Accordingly, a need exists for a system and method that manages and publishes the information content of a Web site, or an Internet information portal, in a way that separates the information from the form and reuses the stored information and enables the presentation in the user interface to be customized for different audiences and target devices and media.
Other prior art systems/tools that relate to the XML editing include markup languages that use XML to declaratively specify user interfaces, fully functioning editors, and systems that publish XML documents. Bluestone Software's XwingML [for more information refer to URL www.bluestone.com] enables the creation of Java Swing user interfaces without coding. The GUI (Graphical User Interface) is declaratively specified in XML and is translated into working Java code. This approach separates the GUI code from the application logic. Their DTD specifies the entire set of classes and properties for all of Swing components. However, the Bluestone Software's XwingML creates arbitrary interfaces in a declarative fashion rather than creating specific interfaces that reflect the document types for a given publishing environment. Accordingly a need exists for a method and tool to accomplish creating specific interfaces that reflect the document types for a given publishing environment.

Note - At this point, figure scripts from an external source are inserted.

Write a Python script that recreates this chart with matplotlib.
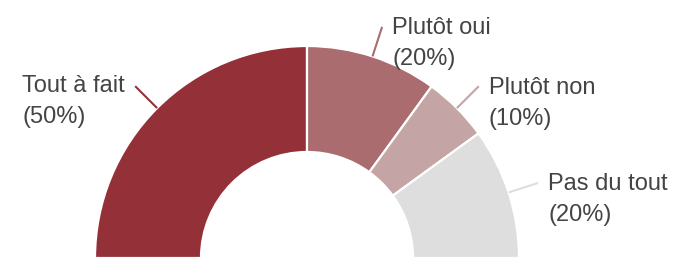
import matplotlib
matplotlib.use("Agg")
import matplotlib.pyplot as plt
import numpy as np

categories = ["Tout à fait", "Plutôt oui", "Plutôt non", "Pas du tout"]
values = [50, 20, 10, 20]
pct_labels = ["(50%)", "(20%)", "(10%)", "(20%)"]
colors = ["#943038", "#aa6c6e", "#c5a4a5", "#dedede"]

plt.rcParams['font.family'] = ['Liberation Sans', 'DejaVu Sans']

W, H = 687, 269
fig = plt.figure(figsize=(W / 100, H / 100), dpi=100)
ax = fig.add_axes([0, 0, 1, 1])
ax.set_xlim(0, W)
ax.set_ylim(0, H)

cx, cy = 307, 11
R = 212
ring = 106
fs = 17
tcol = "#444444"

total = sum(values)
wedges, _ = ax.pie(values + [total], colors=colors + ["white"], startangle=180,
                   counterclock=False, radius=R, center=(cx, cy),
                   wedgeprops=dict(width=ring, edgecolor="white", linewidth=1.6))
wedges[-1].set_visible(False)
ax.set_xlim(0, W)
ax.set_ylim(0, H)
ax.set_aspect("equal")
ax.axis("off")

fig.canvas.draw()
renderer = fig.canvas.get_renderer()

for w, name, pct, col in zip(wedges[:-1], categories, pct_labels, colors):
    mid = np.deg2rad((w.theta1 + w.theta2) / 2)
    x0, y0 = cx + R * np.cos(mid), cy + R * np.sin(mid)
    x1, y1 = cx + (R + 31) * np.cos(mid), cy + (R + 31) * np.sin(mid)
    ax.plot([x0, x1], [y0, y1], color=col, lw=1.5, solid_capstyle="butt")
    if np.cos(mid) < 0:
        t = ax.text(x1 - 10, y1 + 0.5, name, ha="right", va="center", fontsize=fs, color=tcol)
        bb = t.get_window_extent(renderer)
        left = ax.transData.inverted().transform((bb.x0, bb.y0))[0]
        ax.text(left, y1 + 0.5 - 31, pct, ha="left", va="center", fontsize=fs, color=tcol)
    else:
        ax.text(x1 + 10, y1 - 1.5, name, ha="left", va="center", fontsize=fs, color=tcol)
        ax.text(x1 + 10, y1 - 1.5 - 31, pct, ha="left", va="center", fontsize=fs, color=tcol)

fig.savefig("out.png", dpi=100, facecolor="white")
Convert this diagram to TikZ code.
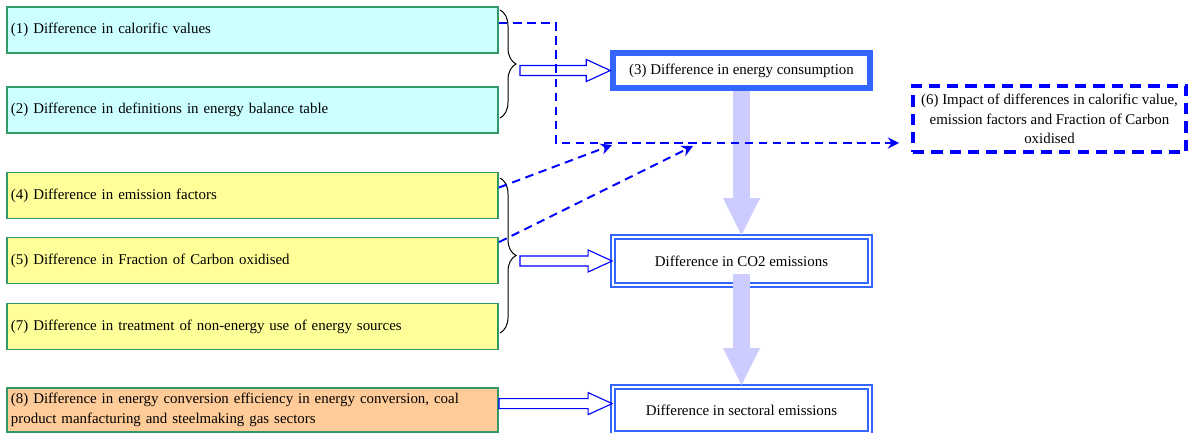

Another prior art editor for XML is XmetaL, from Softquad, [refer to online URL www.xmetal.com] which is a flexible XML editor that supports three views into XML files. These views include raw XML mode, Tags-On mode that provides a WYSIWYG presentation with direct access to elements and attributes, and a full WYSIWYG mode in a word-processor like environment. The XmetaL tool although useful has the problem that separate style sheets need to be used to support the editing vs. the publishing process. In addition, one stylesheet may not include all of the elements that would be used on other platforms or for different uses. Accordingly, a content editor is needed that separates the content from presentation and the reusability of that content on different delivery environments such as PCs, PDAs and phones.
Still another prior art content editor system is Interwoven [refer to online URL www.interwoven.com] which is a complete publishing system that supports HTML as well as XML. It provides an end to end solution from content creation to promotion and publishing. It also has a templating tool that provides the means to produce form-based pages. However, its support of reusable fragments within the environment is rather limited and the publishing to viewable pages is performed using non-standard methods.
Accordingly a need exists for a method and tool to accomplish creating and reusing content fragments using standard methods for a given publishing environment.